In those dry and half-vulnerable moments I often reach for a collection of Little Richard's work on Specialty Records—-that good and roaring stuff before the overdubs and the 1980s. When he opens his mouth my speakers shake and so does something in my guts that lifts the spirit a little and if I am lucky enough to have a good woman there and a bottle of wine, it lifts her up too and into a dance. That near-barrelhouse piano, the baritone saxes are a vicious protest against boredom and a spit in the face of an Eisenhower era conformity that almost killed Dalton Trumbo. For there are also nights, where the lights are low and my heart is out, the sunrise is somewhere close by and the mind has stretched itself out and thin, that perfectly fit J.B. Beverley and the Wayward Drifter's "Dark Bar and a Jukebox." The sunrise peels itself like a lemon rind across the horizon, a diesel sounds and J.B.'s "Rainin' in Philly" comes out of the speakers matching the road and all those white lines in my heart. Another protest against Kenny Chesney and Music Row and staying at home.

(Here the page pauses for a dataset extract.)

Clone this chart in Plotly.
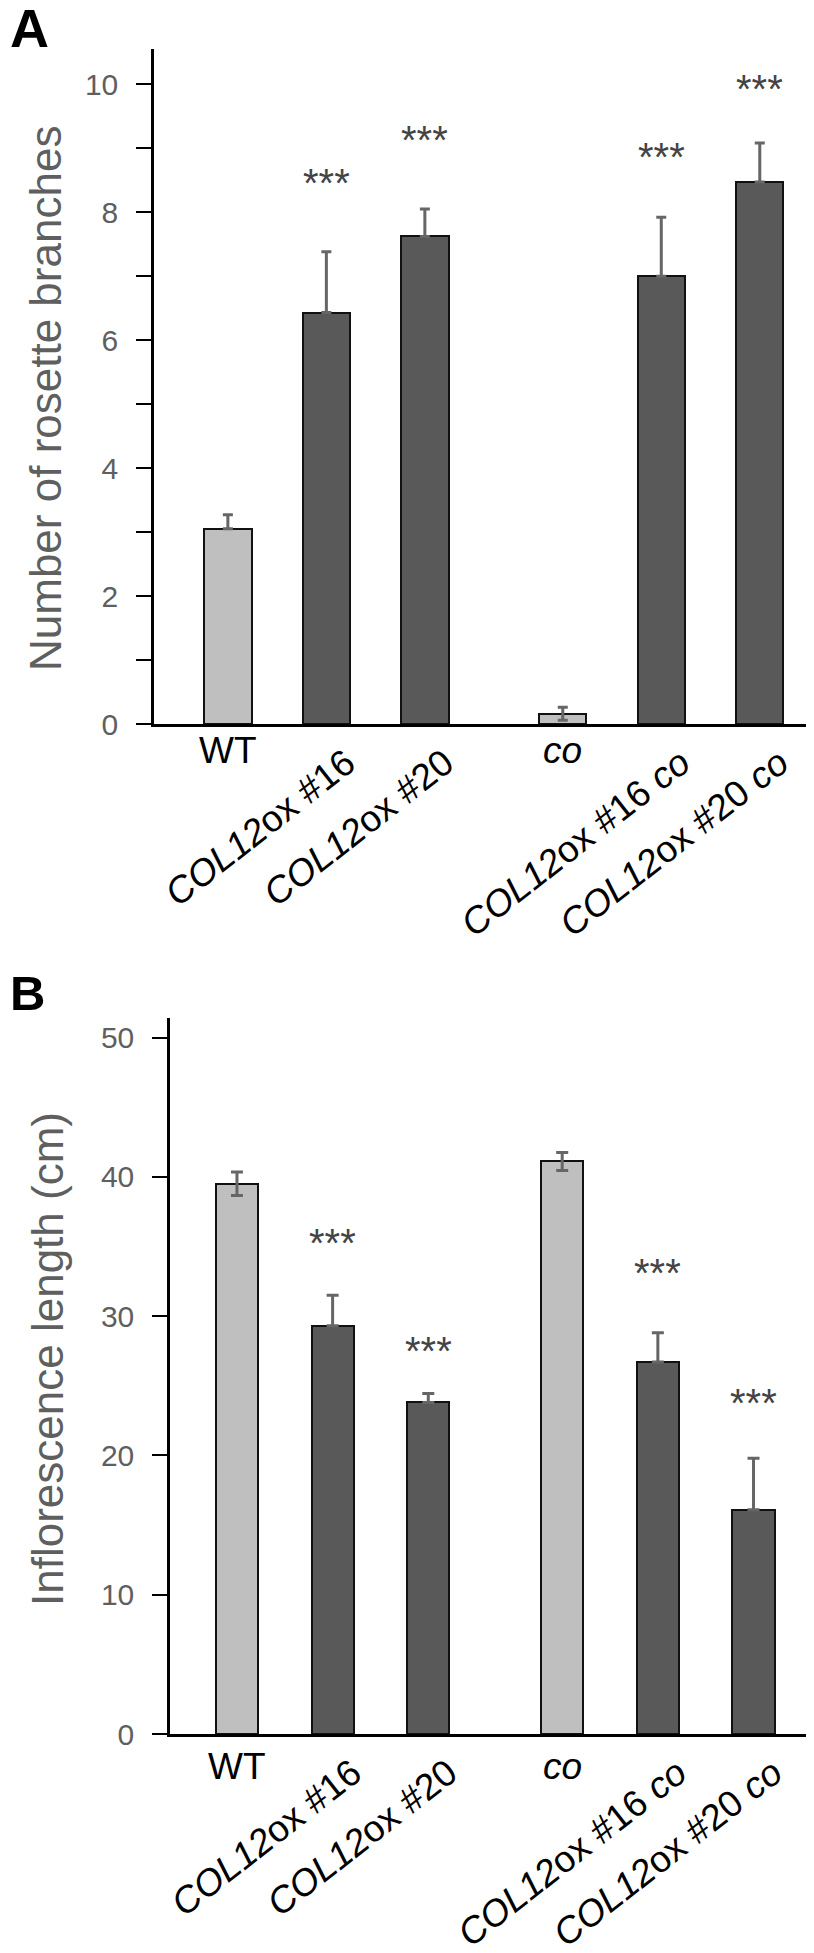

And this is the history of music, for why does jazz happen when it does and why does it burst out of Harlem? Why do the blues grow so rapidly out of slave plantations? Why is there such a resurgence of soul-full music in the face of Britney Spears and George W. Bush's era of terror, fear and conformity? JJ Grey & MOFRO, Gov't Mule, The Black Crowes, Sharon Jones and the Dap-Kings, The Budos Band, The Diplomats of Solid Sound, Galactic, Ryan Bingham, the list going on and on and on in a reaction against, a protest against all of this….

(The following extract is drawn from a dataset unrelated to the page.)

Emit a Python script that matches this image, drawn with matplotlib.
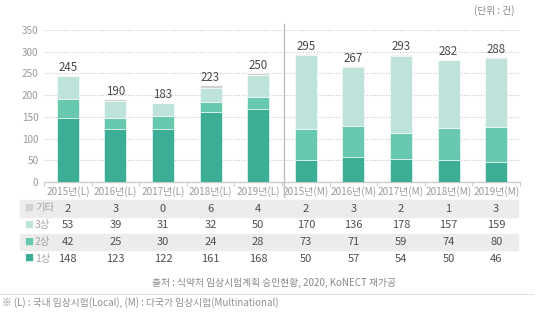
import matplotlib
matplotlib.use("Agg")
import matplotlib.pyplot as plt
from matplotlib.transforms import blended_transform_factory
from matplotlib.patches import Rectangle
from matplotlib.lines import Line2D

plt.rcParams['font.family'] = ['Noto Sans CJK KR', 'DejaVu Sans']

# data
categories = ['2015년(L)', '2016년(L)', '2017년(L)', '2018년(L)', '2019년(L)',
              '2015년(M)', '2016년(M)', '2017년(M)', '2018년(M)', '2019년(M)']
phase1 = [148, 123, 122, 161, 168, 50, 57, 54, 50, 46]
phase2 = [42, 25, 30, 24, 28, 73, 71, 59, 74, 80]
phase3 = [53, 39, 31, 32, 50, 170, 136, 178, 157, 159]
other = [2, 3, 0, 6, 4, 2, 3, 2, 1, 3]
totals = [245, 190, 183, 223, 250, 295, 267, 293, 282, 288]
y_ticks = [0, 50, 100, 150, 200, 250, 300, 350]

C1, C2, C3, C4 = '#3dae96', '#68c7af', '#bde3db', '#d2d2d2'
W, H = 547, 324

fig = plt.figure(figsize=(W / 100, H / 100), dpi=100, facecolor='white')
ax = fig.add_axes([44 / W, 1 - 182 / H, (520 - 44) / W, (182 - 30) / H])

x = list(range(len(categories)))
bw = 0.46
b = [0] * len(x)
for vals, col in [(phase1, C1), (phase2, C2), (phase3, C3), (other, C4)]:
    ax.bar(x, vals, bw, bottom=b, color=col, edgecolor='white', linewidth=0.4, zorder=3)
    b = [p + q for p, q in zip(b, vals)]

for xi, t, top in zip(x, totals, b):
    ax.text(xi, top + 3, str(t), ha='center', va='bottom', fontsize=8.3,
            color='#4a4a4a', fontweight='medium')

ax.set_xlim(-0.5, len(x) - 0.5)
ax.set_ylim(0, 350)
ax.set_yticks(y_ticks)
ax.set_yticklabels([str(v) for v in y_ticks])
ax.tick_params(axis='y', length=0, labelsize=7.2, labelcolor='#9a9a9a', pad=4)
ax.set_xticks(x)
ax.set_xticklabels(categories)
ax.tick_params(axis='x', length=0, labelsize=7.2, labelcolor='#9a9a9a', pad=3)
ax.set_xticks([i + 0.5 for i in range(-1, len(x))], minor=True)
ax.tick_params(axis='x', which='minor', length=3, color='#cccccc', width=0.8)
for v in y_ticks[1:]:
    ax.axhline(v, color='#c8c8c8', linestyle=(0, (1, 1.5)), linewidth=0.8, zorder=1)
for s in ['top', 'right', 'left']:
    ax.spines[s].set_visible(False)
ax.spines['bottom'].set_color('#cccccc')
ax.spines['bottom'].set_linewidth(1.0)

# separator between L and M
fig.add_artist(Line2D([283.5 / W, 283.5 / W], [1 - 24 / H, 1 - 197 / H],
                      color='#bbbbbb', linewidth=0.9, transform=fig.transFigure))

# table under the chart
tr = blended_transform_factory(ax.transData, fig.transFigure)
rows = [('기타', C4, other, True), ('3상', C3, phase3, False),
        ('2상', C2, phase2, True), ('1상', C1, phase1, False)]
for i, (name, col, vals, shade) in enumerate(rows):
    yc = 208.5 + i * 16.7
    if shade:
        fig.add_artist(Rectangle((20 / W, 1 - (yc + 8.3) / H), (518 - 20) / W, 16.6 / H,
                                 color='#ececec', transform=fig.transFigure, zorder=0))
    fig.text(24 / W, 1 - yc / H, '■', fontsize=6.5, color=col, va='center', ha='left')
    fig.text(35 / W, 1 - yc / H, name, fontsize=7.5, color='#a5a5a5', va='center', ha='left')
    for xi, v in zip(x, vals):
        ax.text(xi, 1 - yc / H, str(v), transform=tr, ha='center', va='center',
                fontsize=8, color='#4f4f4f')

fig.text(514 / W, 1 - 11 / H, '(단위 : 건)', fontsize=7, color='#888888', ha='right', va='center')
fig.text(274 / W, 1 - 283 / H, '출처 : 식약처 임상시험계획 승인현황, 2020, KoNECT 재가공',
         fontsize=7, color='#888888', ha='center', va='center')
fig.add_artist(Line2D([0, 533 / W], [1 - 294 / H, 1 - 294 / H], color='#e2e2e2',
                      linewidth=0.8, transform=fig.transFigure))
fig.text(2 / W, 1 - 303 / H, '※ (L) : 국내 임상시험(Local), (M) : 다국가 임상시험(Multinational)',
         fontsize=7, color='#909090', ha='left', va='center')

fig.savefig('out.png', dpi=100, facecolor='white')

And what now that the concrete of Gaza is crumbling under phosphorous bombs and fear? Will music grow out of this?
There is Rai music however, swirling around Gaza, around the Arab world, a form of music that grew out of the Algerian Oran under French colonialism. Bedouin nomads came out of the desert singing topical songs about life under the French, the oppression and the heat. These songs spread, taking on new singers in the marketplaces and the streets and eventually earning the name of "Rai" somewhere around the late 1920s. Rai means "opinion." The singers of these opinions were harassed by police, jailed, beaten, but never silenced, much in the same way that the Nigerian government went after Fela Kuti or that the CIA went after Bob Marley. But never silenced. And as technology, like capital spread, and Algeria won its independence Rai singers began to hear reggae, rock and roll and hip-hop over the international airwaves rupturing old rhythms and habits and breeding a new hybrid style, a style still called Rai and a style that still holds true to its namesake, a style that still rages a protest across the world.
Perhaps it has been the events in Gaza seeping into my life in a more personal way than just leaving the television on, but I have been reaching for Rachid Taha's Live album much in the past few weeks. Taha is one of the leading Rai singers in the world, with a massive following in both the Arab world and the smart ears of Europe. His style is both angry and melancholy, his band tight. Live burns with the great fury of a singer at the height of his powers, a road hardened band cracking and improvising right along behind him, the traditions of protest welling up out of the Oran desert where Taha was born, carrying themselves through his microphone and out across the post-September 11th sky.
Taha's band seamlessly blends Arab rhythms and instruments with rock improvising and sounds. Taha's sound blends deep house beats and Arab hand percussion, draws in electric guitar soloing, while keeping the songs topical and fiery—-sometimes all in the same song. The drum and electric guitar rhythm improvising that happens halfway through the song "Bent Sahra" is as tight as any band I've heard or seen, with its sounds both reaching back across the Arab musical canon and forward through any modern guitar fireworks that have been slung. When Taha and the band hit "Foqt Foqt," which begins with a serious melting of hard rock guitars and a backbeat to break backs, all the great elements of music have slung themselves together and are riding his voice towards the end. Never once during the course of the album does the band let up, Taha singing, screaming and chanting his way in and around them. It's danceable, thought-provoking music raging against a world far gone out of control. When Femi Kuti comes out for "Ala Jalkroum" the music, as if it hadn't already, solidifies into a glorious protest, a street and gutter level protest. Femi's appearance is not just symbolic but also torch bearing, both he and Taha are two of the finest voices against oppression, conformity and pain that the world has. Even not speaking French or the Maghrebi dialect of Arabic—both of which Taha sings in—- you know exactly what he's singing about, both his emotive delivery and his band are that seamless. And how many times have we heard Fela or the Gypsy Kings and not known exactly what they were singing about, but knew what they were raging against?
There are plenty Rai singers out there, but Taha's Live is a great starting point, especially if improvisation and guts in music is your thing. Unfortunately Taha hasn’t gotten much airplay in the United States. Perhaps this is because of the fear American listeners usually have towards what is labeled "World" music—-not to mention those sappy and trite hand-painted album covers that grace the so many compilations at Starbucks. Perhaps it’s because as Americans we fear what we don’t understand and Taha doesn’t sing in English. Either way Rachid Taha’s Live albums is one of the great records I own, a great party-starter or headphone masterpiece. And isn't music its most subversive when you can dance to it?
Rai music and Rachid Taha won't save Gaza, but they might provide its residents a few moments of respite while enduring the siege and war. More importantly for those who choose to listen, they are a great reminder of just what music can do and just what barriers can be burnt down by it.